HOFer Stephenson Turned Down Trump For Career

Long before Donald Trump was the President of the United States and Jan Stephenson was a World Golf Hall of Fame inductee, they were young professionals in their respective fields who crossed paths and hit it off. 

As Stephenson told ForTheWin’s Luke Kerr-Dineen, the future Hall of Famer could have conceivably been Mrs. Donald Trump, but she chose her burgeoning golf career over Trump.


Stephenson relayed a memory that always springs to mind when she thinks of Trump. It centers around a Trump dinner invitation in New York while Stephenson was in Atlanta preparing to play in a tournament. Because she had a Pro-Am the next day, Stephenson requested Trump fly down to Atlanta to meet her for dinner.

“When a limo arrived to pick her up, ostensibly to allow her to meet Trump upon his arrival, the driver literally rolled out a red carpet,” Kerr-Dineen wrote. “But when she got to the airport she said she was told to board a waiting plane.

“‘When I got inside the plane was full of roses, and there was one rose sitting on seat with a letter for a dinner reservation in Paris,’ Stephenson said. ‘That was the most romantic thing he ever did.'”

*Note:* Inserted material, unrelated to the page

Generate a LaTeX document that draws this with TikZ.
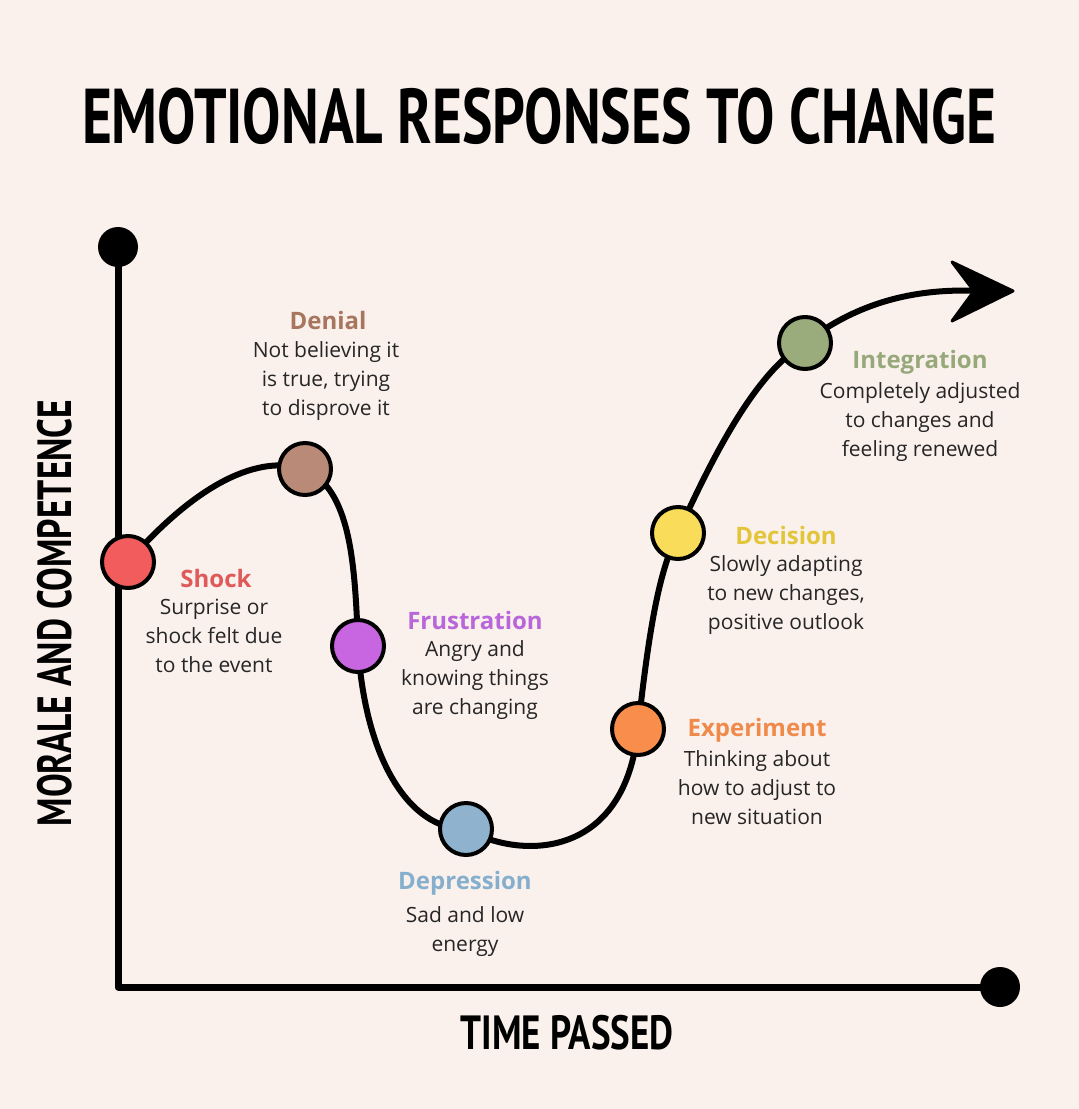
\documentclass[tikz,border=0pt]{standalone}
\usepackage{fontspec}
\setmainfont{Open Sans}
\newfontfamily\headfont{PT Sans}
\usetikzlibrary{arrows.meta}
\definecolor{bg}{HTML}{FAF1EC}
\definecolor{cshock}{HTML}{F25C5C}\definecolor{lshock}{HTML}{E05A5A}
\definecolor{cden}{HTML}{B98A78}\definecolor{lden}{HTML}{A8755E}
\definecolor{cfru}{HTML}{C865E0}\definecolor{lfru}{HTML}{B866D9}
\definecolor{cdep}{HTML}{8FB3CF}\definecolor{ldep}{HTML}{86AECD}
\definecolor{cexp}{HTML}{F98D4B}\definecolor{lexp}{HTML}{F08A4B}
\definecolor{cdec}{HTML}{F9DD5A}\definecolor{ldec}{HTML}{E3C53A}
\definecolor{cint}{HTML}{9AAB7C}\definecolor{lint}{HTML}{97A87A}
\tikzset{
 stage/.style={circle,draw=black,line width=4pt,minimum size=52pt,inner sep=0pt},
 ttl/.style={font=\fontsize{24}{28}\selectfont\bfseries,inner sep=0pt},
 body/.style={font=\fontsize{21}{29}\selectfont,align=center,inner sep=0pt,text=black!85},
 head/.style={inner sep=0pt,font=\headfont\bfseries},
}
\begin{document}
\begin{tikzpicture}[x=1pt,y=-1pt]
\fill[bg] (0,0) rectangle (1079,1109);
\useasboundingbox (0,0) rectangle (1079,1109);
\node[head] (title) at (539,116) {\scalebox{0.775}[1.05]{\fontsize{74}{80}\selectfont EMOTIONAL RESPONSES TO CHANGE}};
\node[head,rotate=90] (ylab) at (55,613) {\scalebox{0.74}[1]{\fontsize{48}{52}\selectfont MORALE AND COMPETENCE}};
\node[head] (xlab) at (567,1033) {\scalebox{0.77}[1]{\fontsize{48}{52}\selectfont TIME PASSED}};
\node[circle,fill=black,minimum size=40pt,inner sep=0] (ytop) at (118,247) {};
\node[circle,fill=black,minimum size=40pt,inner sep=0] (xend) at (1000,987) {};
\coordinate (org) at (118,987);
\draw[line width=7pt,line cap=round,line join=round] (ytop.center) -- (org) -- (xend.center);
\coordinate (tip) at (980,291);
\draw[line width=6pt]
 (128,562) .. controls (200,480) and (260,455) .. (305,469)
 .. controls (350,490) and (355,560) .. (358,646)
 .. controls (365,760) and (410,830) .. (466,829)
 .. controls (520,860) and (625,860) .. (638,729)
 .. controls (650,620) and (660,570) .. (678,533)
 .. controls (720,440) and (760,370) .. (805,343)
 .. controls (860,300) and (920,288) .. (tip);
\fill[line join=round,draw=black,line width=3pt] (1013,291) -- (952,262) -- (974,291) -- (952,321) -- cycle;
\node[stage,fill=cshock] (shock) at (128,562) {};
\node[stage,fill=cden] (denial) at (305,469) {};
\node[stage,fill=cfru] (fru) at (358,646) {};
\node[stage,fill=cdep] (dep) at (466,829) {};
\node[stage,fill=cexp] (exp) at (638,729) {};
\node[stage,fill=cdec] (dec) at (678,533) {};
\node[stage,fill=cint] (int) at (805,343) {};
\node[ttl,text=lden] (tden) at (328,320) {Denial};
\node[body,anchor=north] (bden) at (326,341) {Not believing it\\is true, trying\\to disprove it};
\node[ttl,text=lshock] (tshock) at (216,578) {Shock};
\node[body,anchor=north] (bshock) at (214,599) {Surprise or\\shock felt due\\to the event};
\node[ttl,text=lfru] (tfru) at (475,620) {Frustration};
\node[body,anchor=north] (bfru) at (475,640) {Angry and\\knowing things\\are changing};
\node[ttl,text=ldep] (tdep) at (465,883) {Depression};
\node[body,anchor=north] (bdep) at (465,906) {Sad and low\\energy};
\node[ttl,text=lexp] (texp) at (757,730) {Experiment};
\node[body,anchor=north] (bexp) at (757,750) {Thinking about\\how to adjust to\\new situation};
\node[ttl,text=ldec] (tdec) at (786,535) {Decision};
\node[body,anchor=north] (bdec) at (786,555) {Slowly adapting\\to new changes,\\positive outlook};
\node[ttl,text=lint] (tint) at (920,362) {Integration};
\node[body,anchor=north] (bint) at (920,382) {Completely adjusted\\to changes and\\feeling renewed};
\end{tikzpicture}
\end{document}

The most romantic thing he ever did was turned down by the 1974 LPGA Tour Rookie of the Year signaling the beginning of the end of their relationship. 

By the late 1970s, Stephenson had become one of the most recognizable women in sports, thanks in large part to her appearance on the cover of 1977’s Sport Magazine. 

However, before she caught mainstream attention, she caught the attention of Trump. In 1975, LPGA Tour commissioner Ray Volpe arranged a dinner between the new face of the Tour and Trump, where the pair hit it off. 

“He was seeing (future wife) Ivana and I at the same time. He was really open about it,” Stephenson remembers. “She was an accomplished skier at the time, and he said she was prepared to give up her career to be with him. I told him I couldn’t do that. I think that was the reason it never worked out between us.

‘It was kind of a yes or no. He started getting really serious with Ivana after that.”

Stephenson and Trump’s courtship lasted about a year from 1975 to 1976. After their amicable split, Trump would go on to marry his first wife in April of 1977. 

Stephenson told Kerr-Dineen that she doesn’t regret her decision to continue to focus on her career, but admitted she can’t help but wonder what may have been.